At first it looked the issue was solved at beta 6. But eventually it also crashed.
Also the beta 6 is not running as smooth as beta 5. I will try to provide a simple application today, that will reproduce this problem.

We have build our own image, to solve the problem with .net and support our own display.
I needed to add the next catalog items to get .net working:

  • SYSGEN_DOTNETV35
  • SYSGEN_DOTNETV35_SR
  • SYSGEN_DOTNETV35_SUPPORT

I also can provide the image we have build.

We have ordered the T30.

For building the image based on 1.0 beta6. I made a few changes.
In IMX6_Core7 properties I removed “prj_enable_fsreghive 1” from environment variables. Else I couldn’t build with RAM hive.
I have added the next extra catalog items:
SYSGEN_DOTNETV35 - SYSGEN_DOTNETV35_SR - SYSGEN_DOTNETV35_SUPPORT

And added some registries to OSDesign.reg
osdesign.txt

To freeze wince we did a few test.
We setup 10 devices running wince 7 1.0 beta 5.
First we ran our full application and all 10 devices eventually crash within 24 hours.
Some devices after 10 minutes some after 10 hours. We powercycled all devices every few hours, because we noticed that sometimes the device don’t crash but after a powercycle they do. Also there where some devices that wouldn’t startup at first and needed a powercycle to run again.

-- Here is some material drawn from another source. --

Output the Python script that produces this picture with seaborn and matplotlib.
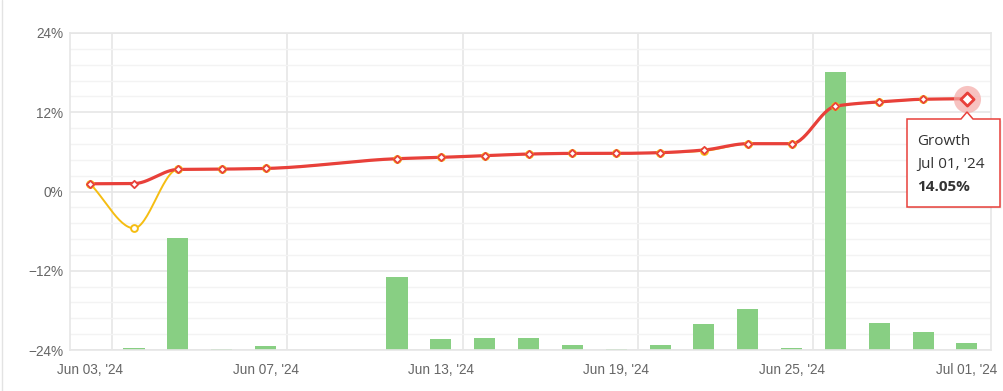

So at first we thought the problem is our application. So we wrote a very simple application that just sends some data to the comport. But after some time wince freezes up again.

Then we setup 2 devices to just boot in explorer and do nothing. Also those boards crasht after a while. It took much longer then running the full application, but they crashed eventually.

We did the same test with the wince 7 1.0beta6 and noticed no difference.

example app

We are now debugging for a few weeks now to find the problem of our crashing devices.
The image is completely stripped from all unnecessary drivers.
We are running the IMX6D on the ixora board.

The crashes will mostly appear 5 to 10 minutes after reboot. If it didn’t crash within an hour we restart the device. We are running Colibri monitor 1.6 to check if it crashed.
We noticed that if the board is crashing, it will most likely crash within 5 after a reboot.

I have attached the nk.bin, config and log.

Image

Config and Log

Thank you for the information, we are trying to reproduce those issues.
You have some applications running?
Can you try to disable L2 cache or run single-core (you can use the pex settings in the bootloader console to do this), to check if the issues are related to those features?

When disabling the pex.l2enable bit Wince will not boot.
We can only disable the pex.mpenable bit.
Now we are running a test with 7 devices at the same time with this bit disabled. We are running the colibri monitor and a simple .net comports application
(example app http://www.toradex.com/community/comments/865/view.html).

I am very curious if you can reproduce the issue.

We have run a test for 24 hours with 8 devices with multicore disabled. And it seems everything is working stable now. Can you explain what could be the problem? Is it a OS or driver issue?

Probably (and hopefully) it’s driver-related. OS-related issues would be quite more complex to fix.
Your application uses only serial port or it uses also other devices?
Would be possible to disable the serial communication part to see if you experience the same behaviour?

We have run the test also on devices where serial port wasn’t used, but that resulted in the same errors. Even with default images where no program was running or only the colibri monitor tool we have problems.